Democrats (Willkie bolters excepted) did not avoid Mr. Roosevelt. He avoided them. His aversion appeared not to be merely an expression of the boredom, impatience, surfeit which he has lately shown toward the professional politicos of his party. Some shrewd observers had it figured out another way: that he had a gloomy conviction that Great Britain was going to be defeated within the next 60 days; that the impact of the defeat upon the U. S. people would nullify all the rules of a campaign year; that in the lurid light of such an event, ordinary political needs, courtesies, funds, managers, candidates, deals would make little difference; that it was no matter if Jim Farley went, if Jack Garner hunted, fished, sulked, if political hacks carried the Party banner in State races; that with England gone, and the U. S. isolated in a hostile world, the Presidential election could not be close: whoever won was going to win by a landslide—that probably Franklin Roosevelt was going to win but neither he nor Wendell Willkie could do much about it.

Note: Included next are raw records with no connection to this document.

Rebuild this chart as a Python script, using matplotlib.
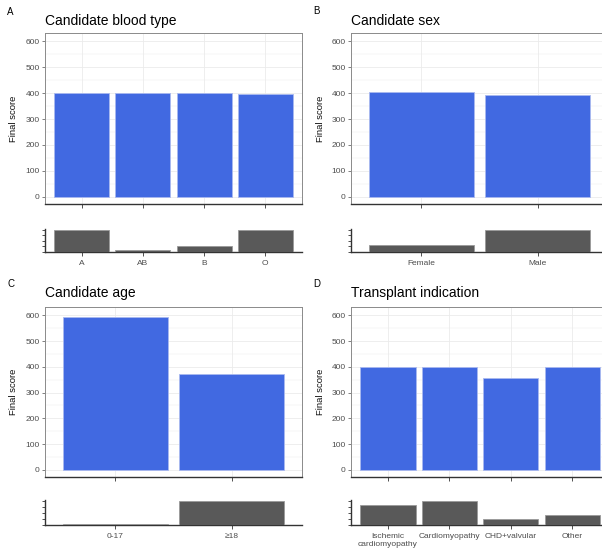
import matplotlib
matplotlib.use("Agg")
import matplotlib.pyplot as plt
import numpy as np

plt.rcParams['font.family'] = ['Liberation Sans', 'DejaVu Sans']

# ---- data ----
blood_cats = ["A", "AB", "B", "O"]
blood_score = [400, 401, 399, 395]
blood_count = [100, 8, 25, 100]

sex_cats = ["Female", "Male"]
sex_score = [404, 392]
sex_count = [32, 100]

age_cats = ["0-17", "\u226518"]
age_score = [594, 370]
age_count = [4, 100]

ind_cats = ["Ischemic\ncardiomyopathy", "Cardiomyopathy", "CHD+valvular", "Other"]
ind_score = [398, 398, 356, 398]
ind_count = [83, 100, 24, 40]

titles = ["Candidate blood type", "Candidate sex", "Candidate age", "Transplant indication"]
letters = ["A", "B", "C", "D"]

W, H = 602, 550
fig = plt.figure(figsize=(W / 100, H / 100), dpi=100)


def px(l, t, r, b):
    return [l / W, 1 - b / H, (r - l) / W, (b - t) / H]


BLUE = "#4169E1"
GREY = "#595959"

panels = [
    (blood_cats, blood_score, blood_count, (45, 33, 302, 204), (45, 229, 302, 252), (7, 15), (45, 25), 18.5),
    (sex_cats, sex_score, sex_count, (351, 33, 608, 204), (351, 229, 608, 252), (313, 14), (351, 25), 325),
    (age_cats, age_score, age_count, (45, 307, 302, 477), (45, 500, 302, 525), (8, 287), (45, 297), 18.5),
    (ind_cats, ind_score, ind_count, (351, 307, 609, 477), (351, 500, 609, 525), (313, 287), (351, 297), 325),
]

for i, (cats, score, count, mainpos, smallpos, letpos, titpos, ylx) in enumerate(panels):
    n = len(cats)
    x = np.arange(1, n + 1)
    ax = fig.add_axes(px(*mainpos))
    ax.set_axisbelow(True)
    ax.bar(x, score, width=0.9, color=BLUE, edgecolor="#a9b9f0", linewidth=0.6, zorder=3)
    ax.set_xlim(0.4, n + 0.6)
    ax.set_ylim(-28, 632)
    ax.set_yticks(np.arange(0, 601, 100))
    ax.set_yticks(np.arange(50, 601, 100), minor=True)
    ax.set_xticks(x)
    ax.set_xticklabels([])
    ax.grid(which="major", color="#EBEBEB", linewidth=0.6)
    ax.grid(which="minor", axis="y", color="#EBEBEB", linewidth=0.3)
    ax.tick_params(axis="y", which="minor", length=0)
    ax.tick_params(axis="y", which="major", labelsize=6, colors="#4D4D4D", length=2.5, width=0.5, pad=1.5)
    ax.tick_params(axis="x", which="major", length=3, width=0.6, color="#333333")
    for s in ["left", "top", "right"]:
        ax.spines[s].set_color("#8a8a8a")
        ax.spines[s].set_linewidth(0.7)
    ax.spines["bottom"].set_color("#333333")
    ax.spines["bottom"].set_linewidth(1.0)
    ax.set_ylabel("Final score", fontsize=6.8, color="#111111", fontweight="normal")
    ax.yaxis.set_label_coords((ylx - mainpos[0]) / (mainpos[2] - mainpos[0]), 0.5)

    axs = fig.add_axes(px(*smallpos))
    axs.bar(x, count, width=0.9, color=GREY, edgecolor="#9a9a9a", linewidth=0.6, zorder=3)
    axs.set_xlim(0.4, n + 0.6)
    mx = max(count)
    axs.set_ylim(0, mx * 1.03)
    axs.set_yticks(np.linspace(0, mx, 5))
    axs.set_yticklabels([])
    axs.set_xticks(x)
    axs.set_xticklabels(cats, fontsize=6, color="#4D4D4D", linespacing=1.25)
    axs.tick_params(axis="y", length=2.5, width=0.6, color="#333333")
    axs.tick_params(axis="x", length=3, width=0.6, color="#333333", pad=2.5)
    axs.spines["top"].set_visible(False)
    axs.spines["right"].set_visible(False)
    axs.spines["left"].set_color("#333333")
    axs.spines["bottom"].set_color("#333333")
    axs.spines["left"].set_linewidth(1.0)
    axs.spines["bottom"].set_linewidth(1.0)
    axs.patch.set_alpha(0)

    fig.text(letpos[0] / W, 1 - letpos[1] / H, letters[i], fontsize=7, va="baseline", ha="left")
    fig.text(titpos[0] / W, 1 - titpos[1] / H, titles[i], fontsize=10, va="baseline", ha="left")

fig.savefig("out.png", dpi=100)
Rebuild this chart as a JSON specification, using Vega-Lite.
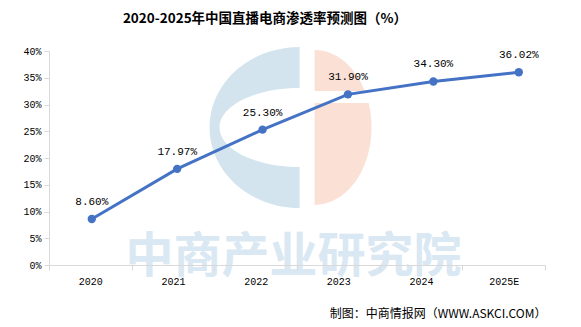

When Mr. Roosevelt received Nominee Wallace and Janizary Harry Hopkins the same day, a White House secretary insisted that Messrs. Wallace & Hopkins saw the President separately, that Mr. Roosevelt was not campaigning, would not campaign. When Wendell Willkie, frankly campaigning (see p. 16), proposed publicity for Presidential wealth, Mr. Roosevelt distantly replied that he was poorer and wiser than he was in 1928 when he was elected Governor of New York. When Postmaster General Farley resigned (National Chairman Farley had already quit) to go to work for the New York Yankees and Coca-Cola, a hint of human regret tinged Mr. Roosevelt's reply: "I accept with real regret . . . sincere sorrow. . . . All of us . . . will miss you deeply. . . . I need not tell you that you have always my affectionate regards."